Why Deterministic, Not Reactive

The core design choice was to not give the LLM discretion over the provisioning sequence. "Grant Ghost access, create the MCP key, ack the event" is a fixed order. Letting a model reason about whether to skip a step is a failure mode, not a feature.

LangGraph's StateGraph encodes the sequence as nodes and edges. Routing is pure Python functions that check typed state. The LLM is invoked in exactly one node: reviewing the welcome email draft before it is stored for operator approval. If that call fails, the agent falls back to a template.

The full graph definition — eight nodes, fixed edges, and three conditional routing functions. No LLM in the routing path.

The grant_ghost_access node: @traceable decorator, typed state in, partial state update out. Each node returns only the keys it changed.

The Approval Flow

The welcome email is never sent automatically. After drafting it, the agent saves it to a JSON file keyed by a UUID token and emails the operator a preview with Approve and Decline buttons. Clicking Approve hits GET /enrolment/approve/:token on the MCP server, which dispatches the email and deletes the file. The agent itself has already exited. The dispatch is an asynchronous human action.

The operator approval email in Gmail — a full preview of the personalised welcome email with Approve & Send and Decline buttons.
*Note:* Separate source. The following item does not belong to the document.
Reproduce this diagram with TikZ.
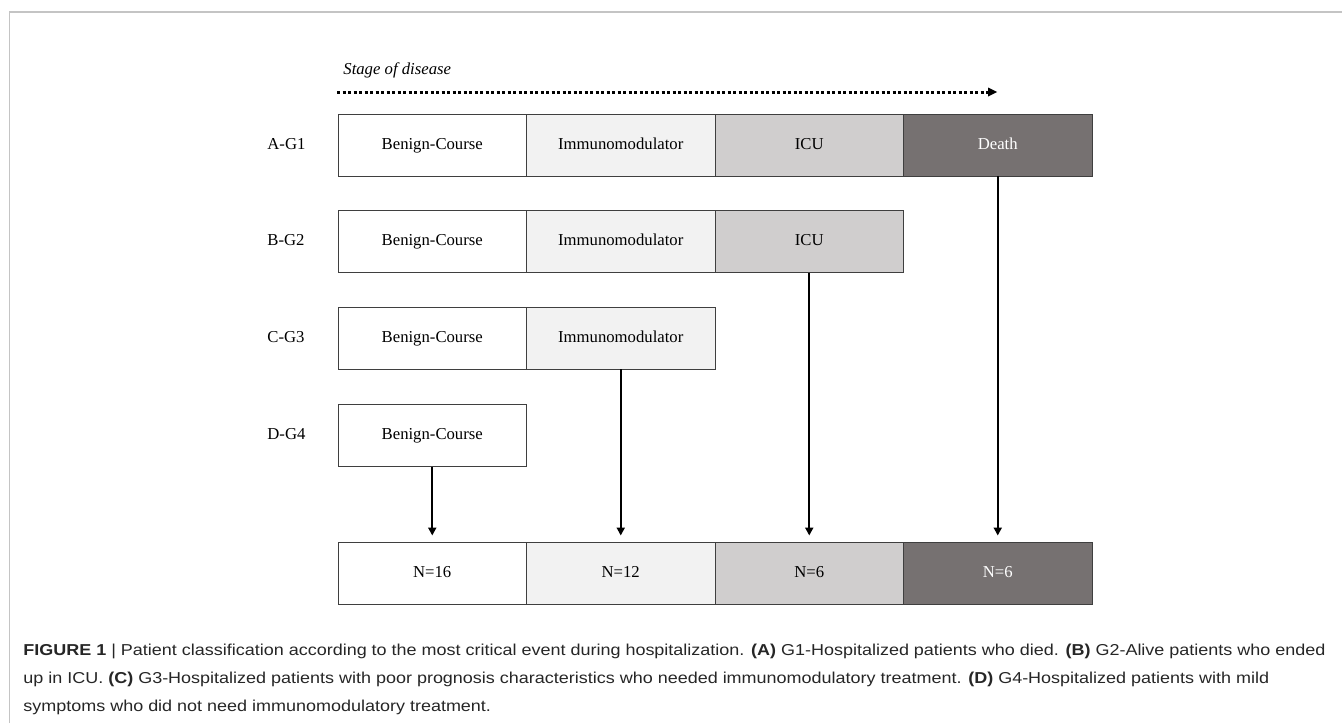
\documentclass[tikz,border=0pt]{standalone}
\usepackage{fontspec}
\setmainfont{Liberation Serif}
\newfontfamily\capfont{Liberation Sans}
\usetikzlibrary{arrows.meta}
\definecolor{immu}{HTML}{F2F2F2}
\definecolor{icu}{HTML}{D0CECE}
\definecolor{death}{HTML}{767171}
\definecolor{boxline}{HTML}{3F3F3F}
\definecolor{framecol}{HTML}{C4C4C4}
\definecolor{captext}{HTML}{262626}
\newlength\caplinew
\newcommand\capsize{\capfont\fontsize{7.9}{9}\selectfont}
\newcommand\capA{\textbf{FIGURE 1} | Patient classification according to the most critical event during hospitalization. \textbf{(A)} G1-Hospitalized patients who died. \textbf{(B)} G2-Alive patients who ended}
\newcommand\capB{up in ICU. \textbf{(C)} G3-Hospitalized patients with poor prognosis characteristics who needed immunomodulatory treatment. \textbf{(D)} G4-Hospitalized patients with mild}
\newcommand\capC{symptoms who did not need immunomodulatory treatment.}
\begin{document}
\settowidth\caplinew{\capsize\capA}
\pgfmathsetmacro\capsx{651pt/\caplinew}
\begin{tikzpicture}[x=0.5pt,y=-0.5pt,
  stagebox/.style={rectangle,draw=boxline,line width=0.5pt,minimum width=94.25pt,
    minimum height=31pt,inner sep=0pt,outer sep=0pt,text height=5.6pt,text depth=1.6pt,
    font=\fontsize{8.35}{10}\selectfont},
  benign/.style={stagebox,fill=white},
  immbox/.style={stagebox,fill=immu},
  icubox/.style={stagebox,fill=icu},
  deathbox/.style={stagebox,fill=death,text=white},
  grouplabel/.style={anchor=west,inner sep=0pt,text height=5.6pt,text depth=1.6pt,
    font=\fontsize{8.35}{10}\selectfont},
  flow/.style={line width=1pt,-{Triangle[length=4pt,width=4pt]},shorten >=3.5pt},
  captionline/.style={anchor=base west,inner sep=0pt,text=captext,font=\capsize}]
\useasboundingbox (0,0) rectangle (1342,723);
% frame
\draw[framecol,line width=0.75pt] (9.5,723) -- (9.5,12) -- (1342,12);
% stage of disease
\node[anchor=west,inner sep=0pt,font=\fontsize{8.35}{10}\selectfont\itshape] (stage) at (343,70) {Stage of disease};
\coordinate (sa) at (337,92);
\coordinate (sb) at (997,92);
\draw[line width=1.5pt,dash pattern=on 1.5pt off 1.25pt,-{Triangle[length=4.5pt,width=4.5pt,line width=0pt]}] (sa) -- (sb);
% row A
\node[grouplabel] (lA) at (267,145) {A-G1};
\node[benign]  (a1) at (432.25,145) {Benign-Course};
\node[immbox]  (a2) at (620.75,145) {Immunomodulator};
\node[icubox]  (a3) at (809.25,145) {ICU};
\node[deathbox](a4) at (997.75,145) {Death};
% row B
\node[grouplabel] (lB) at (267,241.5) {B-G2};
\node[benign]  (b1) at (432.25,241.5) {Benign-Course};
\node[immbox]  (b2) at (620.75,241.5) {Immunomodulator};
\node[icubox]  (b3) at (809.25,241.5) {ICU};
% row C
\node[grouplabel] (lC) at (267,338) {C-G3};
\node[benign]  (c1) at (432.25,338) {Benign-Course};
\node[immbox]  (c2) at (620.75,338) {Immunomodulator};
% row D
\node[grouplabel] (lD) at (267,435.5) {D-G4};
\node[benign]  (d1) at (432.25,435.5) {Benign-Course};
% totals
\node[benign]  (n1) at (432.25,573.5) {N=16};
\node[immbox]  (n2) at (620.75,573.5) {N=12};
\node[icubox]  (n3) at (809.25,573.5) {N=6};
\node[deathbox](n4) at (997.75,573.5) {N=6};
% arrows
\draw[flow] (d1.south) -- (n1.north);
\draw[flow] (c2.south) -- (n2.north);
\draw[flow] (b3.south) -- (n3.north);
\draw[flow] (a4.south) -- (n4.north);
% caption
\node[captionline] (cap1) at (23,655) {\scalebox{\capsx}[1]{\capA}};
\node[captionline] (cap2) at (23,683.5) {\scalebox{\capsx}[1]{\capB}};
\node[captionline] (cap3) at (23,711.5) {\scalebox{\capsx}[1]{\capC}};
\end{tikzpicture}
\end{document}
Observability and Error Handling

Every graph node is decorated with @traceable and tagged by category. LangSmith picks up traces automatically via the LANGCHAIN_* environment variables, with no extra logging code. The project is inagentic-enrolment, kept separate from other agent traces so per-workflow alerting is straightforward.

Outbound email is sent via AWS SES, with CNAME records added to Route 53 to verify the sending domain. Both the operator approval email and the member welcome email route through SES.
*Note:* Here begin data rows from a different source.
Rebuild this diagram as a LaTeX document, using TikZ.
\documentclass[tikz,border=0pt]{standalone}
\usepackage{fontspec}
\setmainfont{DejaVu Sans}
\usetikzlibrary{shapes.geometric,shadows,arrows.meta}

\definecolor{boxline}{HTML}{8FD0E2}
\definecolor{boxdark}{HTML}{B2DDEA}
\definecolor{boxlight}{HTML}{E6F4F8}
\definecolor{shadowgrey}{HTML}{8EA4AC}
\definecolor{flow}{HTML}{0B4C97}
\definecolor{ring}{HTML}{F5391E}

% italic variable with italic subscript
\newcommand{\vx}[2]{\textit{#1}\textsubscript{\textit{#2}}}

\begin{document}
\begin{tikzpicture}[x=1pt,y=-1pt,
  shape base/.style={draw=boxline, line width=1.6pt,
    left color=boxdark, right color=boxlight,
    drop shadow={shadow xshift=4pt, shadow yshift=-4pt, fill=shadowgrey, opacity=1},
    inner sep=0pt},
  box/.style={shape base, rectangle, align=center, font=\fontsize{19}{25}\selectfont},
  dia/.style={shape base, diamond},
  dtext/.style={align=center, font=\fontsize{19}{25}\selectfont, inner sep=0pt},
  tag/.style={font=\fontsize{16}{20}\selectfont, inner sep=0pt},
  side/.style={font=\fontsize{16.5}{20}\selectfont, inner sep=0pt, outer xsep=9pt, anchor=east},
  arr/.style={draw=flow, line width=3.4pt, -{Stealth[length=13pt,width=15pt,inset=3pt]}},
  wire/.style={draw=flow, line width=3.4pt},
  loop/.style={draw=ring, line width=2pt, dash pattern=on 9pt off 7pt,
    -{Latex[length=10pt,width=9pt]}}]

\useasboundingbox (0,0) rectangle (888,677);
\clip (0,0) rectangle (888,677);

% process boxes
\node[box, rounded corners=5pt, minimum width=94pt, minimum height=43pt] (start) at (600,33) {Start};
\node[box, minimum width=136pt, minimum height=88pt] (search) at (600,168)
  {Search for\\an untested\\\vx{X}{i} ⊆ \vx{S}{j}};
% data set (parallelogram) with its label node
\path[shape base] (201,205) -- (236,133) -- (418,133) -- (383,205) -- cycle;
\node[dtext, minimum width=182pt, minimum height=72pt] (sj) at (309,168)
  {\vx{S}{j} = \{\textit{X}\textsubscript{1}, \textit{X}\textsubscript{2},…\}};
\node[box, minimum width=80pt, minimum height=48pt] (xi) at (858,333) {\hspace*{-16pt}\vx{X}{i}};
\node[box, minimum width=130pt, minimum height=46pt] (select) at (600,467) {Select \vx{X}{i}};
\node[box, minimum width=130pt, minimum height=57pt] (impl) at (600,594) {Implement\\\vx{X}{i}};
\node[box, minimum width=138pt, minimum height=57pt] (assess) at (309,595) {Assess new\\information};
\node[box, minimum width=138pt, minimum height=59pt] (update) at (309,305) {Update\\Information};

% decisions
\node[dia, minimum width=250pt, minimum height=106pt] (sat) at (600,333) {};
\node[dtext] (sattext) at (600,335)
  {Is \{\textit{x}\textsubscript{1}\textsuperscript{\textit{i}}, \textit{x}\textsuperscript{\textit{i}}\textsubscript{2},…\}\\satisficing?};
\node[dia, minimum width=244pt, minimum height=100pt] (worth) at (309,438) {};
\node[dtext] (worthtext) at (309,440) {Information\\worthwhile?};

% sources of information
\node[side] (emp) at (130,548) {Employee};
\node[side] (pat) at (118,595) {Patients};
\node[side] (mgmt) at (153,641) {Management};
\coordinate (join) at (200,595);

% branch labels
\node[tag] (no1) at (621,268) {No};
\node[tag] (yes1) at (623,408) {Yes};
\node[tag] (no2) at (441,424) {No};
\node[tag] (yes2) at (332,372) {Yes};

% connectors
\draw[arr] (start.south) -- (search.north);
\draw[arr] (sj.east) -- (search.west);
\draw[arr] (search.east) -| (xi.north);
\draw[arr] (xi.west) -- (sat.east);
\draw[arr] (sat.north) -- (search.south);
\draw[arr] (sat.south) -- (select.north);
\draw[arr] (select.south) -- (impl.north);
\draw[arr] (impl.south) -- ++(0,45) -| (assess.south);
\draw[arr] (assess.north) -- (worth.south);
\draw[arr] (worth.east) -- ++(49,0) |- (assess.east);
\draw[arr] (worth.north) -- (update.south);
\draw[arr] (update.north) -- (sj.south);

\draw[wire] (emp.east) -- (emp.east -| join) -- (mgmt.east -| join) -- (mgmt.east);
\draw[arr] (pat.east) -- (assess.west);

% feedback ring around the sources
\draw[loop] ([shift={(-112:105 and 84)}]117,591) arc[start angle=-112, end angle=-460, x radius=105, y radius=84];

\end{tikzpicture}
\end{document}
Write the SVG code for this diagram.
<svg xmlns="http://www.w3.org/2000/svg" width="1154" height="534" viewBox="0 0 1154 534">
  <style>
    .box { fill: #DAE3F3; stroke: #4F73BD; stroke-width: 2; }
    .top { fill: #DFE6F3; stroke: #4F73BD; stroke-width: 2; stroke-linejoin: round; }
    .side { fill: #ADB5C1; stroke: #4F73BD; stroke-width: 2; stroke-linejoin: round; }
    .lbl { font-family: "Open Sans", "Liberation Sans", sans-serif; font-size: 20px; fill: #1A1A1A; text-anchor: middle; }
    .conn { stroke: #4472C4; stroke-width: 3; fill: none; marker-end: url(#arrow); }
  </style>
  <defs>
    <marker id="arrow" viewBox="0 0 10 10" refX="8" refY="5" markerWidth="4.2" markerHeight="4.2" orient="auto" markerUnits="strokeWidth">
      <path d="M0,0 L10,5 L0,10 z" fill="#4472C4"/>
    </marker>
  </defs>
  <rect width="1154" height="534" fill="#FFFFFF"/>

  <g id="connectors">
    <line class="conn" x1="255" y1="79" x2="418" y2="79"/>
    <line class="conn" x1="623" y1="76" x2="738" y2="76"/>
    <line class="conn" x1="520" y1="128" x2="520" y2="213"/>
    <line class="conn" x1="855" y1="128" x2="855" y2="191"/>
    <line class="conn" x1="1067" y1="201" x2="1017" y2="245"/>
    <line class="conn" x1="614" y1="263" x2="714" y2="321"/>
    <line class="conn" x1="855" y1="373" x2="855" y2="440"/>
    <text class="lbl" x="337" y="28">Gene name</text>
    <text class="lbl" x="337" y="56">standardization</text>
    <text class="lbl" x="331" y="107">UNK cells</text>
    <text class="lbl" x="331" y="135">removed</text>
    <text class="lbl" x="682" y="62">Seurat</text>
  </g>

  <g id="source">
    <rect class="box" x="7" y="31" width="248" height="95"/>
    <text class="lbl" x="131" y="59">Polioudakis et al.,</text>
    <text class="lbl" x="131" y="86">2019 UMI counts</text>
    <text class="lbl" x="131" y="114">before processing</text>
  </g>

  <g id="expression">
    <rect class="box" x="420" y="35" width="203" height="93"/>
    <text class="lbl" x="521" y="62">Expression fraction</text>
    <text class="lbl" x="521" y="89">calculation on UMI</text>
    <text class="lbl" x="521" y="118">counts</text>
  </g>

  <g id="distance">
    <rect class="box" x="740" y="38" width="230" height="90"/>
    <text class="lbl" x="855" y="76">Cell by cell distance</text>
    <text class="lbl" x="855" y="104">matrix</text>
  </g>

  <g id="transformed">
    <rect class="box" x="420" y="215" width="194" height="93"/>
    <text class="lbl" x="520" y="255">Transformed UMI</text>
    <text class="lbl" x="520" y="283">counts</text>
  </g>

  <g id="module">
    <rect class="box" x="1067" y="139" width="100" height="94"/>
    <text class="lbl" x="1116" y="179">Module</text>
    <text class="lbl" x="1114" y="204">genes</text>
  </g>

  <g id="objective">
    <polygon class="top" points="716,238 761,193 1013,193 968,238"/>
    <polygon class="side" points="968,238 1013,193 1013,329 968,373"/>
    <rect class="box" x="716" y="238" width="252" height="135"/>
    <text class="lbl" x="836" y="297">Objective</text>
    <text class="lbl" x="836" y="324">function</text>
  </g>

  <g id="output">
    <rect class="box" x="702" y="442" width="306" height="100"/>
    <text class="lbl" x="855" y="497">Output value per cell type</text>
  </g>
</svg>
Adding the SES verification CNAME to Route 53 — required before SES will send from the inagentic.ai domain.

The agent never retries. Ghost and MCP key creation already have exponential backoff in the provisioning MCP server. If those retries fail, the problem is external and retrying at the orchestration layer just delays the flag. Failures are logged to the event's error list and surfaced in the dashboard with enough detail for manual follow-up.

Running It

One-shot mode is useful for testing. Loop mode polls indefinitely via agent_loop(), calling run_once() on each iteration and sleeping for 10 seconds when the queue is empty. Both use the same graph. The full code (agent.py, mcp_client.py, email_templates.py, approval_store.py) is in the enrolment-agent/ directory of the repo.

The agent_loop function — run_once() on each tick, 10s backoff when the queue is empty, 30s recovery sleep on unhandled exceptions.

The Stack in Summary

The enrolment agent is built on three complementary tools from the LangChain ecosystem.
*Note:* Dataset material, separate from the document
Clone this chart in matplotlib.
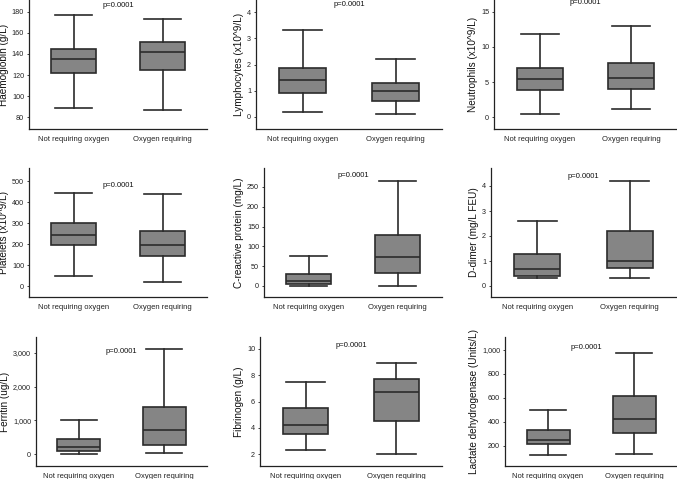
import matplotlib
matplotlib.use("Agg")
import matplotlib.pyplot as plt
from matplotlib.ticker import FuncFormatter

plt.rcParams['font.family'] = ['Liberation Sans', 'DejaVu Sans']

groups = ["Not requiring oxygen", "Oxygen requiring"]

ylabels = ["Haemoglobin (g/L)", "Lymphocytes (x10^9/L)", "Neutrophils (x10^9/L)",
           "Platelets (x10^9/L)", "C-reactive protein (mg/L)", "D-dimer (mg/L FEU)",
           "Ferritin (ug/L)", "Fibrinogen (g/L)", "Lactate dehydrogenase (Units/L)"]

# [whislo, q1, med, q3, whishi] for (not requiring, requiring)
haemoglobin = [[89, 121.5, 135, 144.5, 177], [87, 125, 142, 151.5, 173]]
lymphocytes = [[0.2, 0.92, 1.4, 1.88, 3.3], [0.1, 0.62, 1.0, 1.28, 2.2]]
neutrophils = [[0.5, 3.8, 5.4, 6.95, 11.8], [1.1, 4.0, 5.6, 7.65, 13.05]]
platelets = [[46, 196, 245, 299, 444], [19, 145, 196, 263, 440]]
crp = [[1, 6, 12.5, 31, 75], [1, 32, 72, 128, 264]]
ddimer = [[0.32, 0.41, 0.69, 1.27, 2.59], [0.31, 0.72, 1.01, 2.19, 4.19]]
ferritin = [[0, 89, 208, 446, 1010], [20, 257, 703, 1386, 3109]]
fibrinogen = [[2.3, 3.55, 4.2, 5.52, 7.48], [2.0, 4.54, 6.7, 7.74, 8.9]]
ldh = [[125, 220, 253, 331, 501], [136, 304, 421, 616, 975]]

datasets = [haemoglobin, lymphocytes, neutrophils, platelets, crp, ddimer,
            ferritin, fibrinogen, ldh]

yticks = [[80, 100, 120, 140, 160, 180], [0, 1, 2, 3, 4], [0, 5, 10, 15],
          [0, 100, 200, 300, 400, 500], [0, 50, 100, 150, 200, 250], [0, 1, 2, 3, 4],
          [0, 1000, 2000, 3000], [2, 4, 6, 8, 10], [200, 400, 600, 800, 1000]]
ylims = [(68.6, 191.4), (-0.46, 4.46), (-1.7, 16.7), (-52, 562), (-28, 298),
         (-0.44, 4.72), (-356, 3475), (1.09, 10.91), (33, 1108)]
ptext_y = [186.5, 4.3, 16.3, 481, 280, 4.4, 3030, 10.23, 1017]
ptext_x = [1.5, 1.5, 1.5, 1.5, 1.5, 1.5, 1.5, 1.5, 1.45]

W, H = 677, 479
# axes boxes in pixels: left, right, top, bottom
px = [(29, 207, 0, 129), (256, 442, 0, 129), (494, 677, 0, 129),
      (29, 207, 168, 297), (264, 442, 168, 297), (491, 676, 168, 297),
      (36, 207, 337, 466), (260, 442, 337, 466), (505, 677, 337, 466)]

fig = plt.figure(figsize=(W / 100, H / 100), dpi=100)

edge = '#2b2b2b'
for i, (l, r, t, b) in enumerate(px):
    ax = fig.add_axes([l / W, (H - b) / H, (r - l) / W, (b - t) / H])
    stats = []
    for g, v in zip(groups, datasets[i]):
        stats.append(dict(label=g, whislo=v[0], q1=v[1], med=v[2], q3=v[3], whishi=v[4], fliers=[]))
    ax.bxp(stats, positions=[1, 2], widths=0.5, patch_artist=True, showfliers=False,
           boxprops=dict(facecolor='#858585', edgecolor=edge, linewidth=1.2),
           medianprops=dict(color=edge, linewidth=1.2),
           whiskerprops=dict(color=edge, linewidth=1.2),
           capprops=dict(color=edge, linewidth=1.2),
           capwidths=0.42)
    ax.set_xlim(0.5, 2.5)
    ax.set_ylim(*ylims[i])
    ax.set_yticks(yticks[i])
    if i in (6, 8):
        ax.yaxis.set_major_formatter(FuncFormatter(lambda v, p: f"{int(v):,}"))
    for s in ('top', 'right'):
        ax.spines[s].set_visible(False)
    for s in ('left', 'bottom'):
        ax.spines[s].set_linewidth(0.9)
        ax.spines[s].set_color('#222222')
    ax.tick_params(axis='y', labelsize=5.2, length=1.5, width=0.6, pad=2, colors='#222222')
    ax.tick_params(axis='x', labelsize=5.5, length=0, pad=5, colors='#222222')
    ax.set_ylabel(ylabels[i], fontsize=7.2, labelpad=2, color='#111111')
    ax.text(ptext_x[i], ptext_y[i], "p=0.0001", fontsize=5.5, ha='center', va='center',
            color='#111111')

fig.savefig("out.png", dpi=100)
LangChain is a Python framework for building LLM-powered applications — it provides the abstractions for calling language models, chaining prompts, and integrating with external tools and APIs.

LangGraph extends LangChain with a graph-based orchestration layer: you define your workflow as a StateGraph, with each step as a named node and each transition as a typed edge, giving you deterministic control over execution order without giving up the ability to include LLM calls where they genuinely add value.

LangSmith is the observability layer that sits beneath both — every node execution, LLM call, and tool invocation is captured as a structured trace, viewable in a dashboard, filterable by project, and alertable on failure. For production agentic workflows, it replaces the need for custom logging infrastructure entirely.

Together they give the enrolment agent the properties that a Cowork session cannot: a fixed, auditable execution path; a deployment target that runs unattended on AWS App Runner; and a trace for every member provisioned, whether the run succeeds, partially fails, or hits an external error at 3am.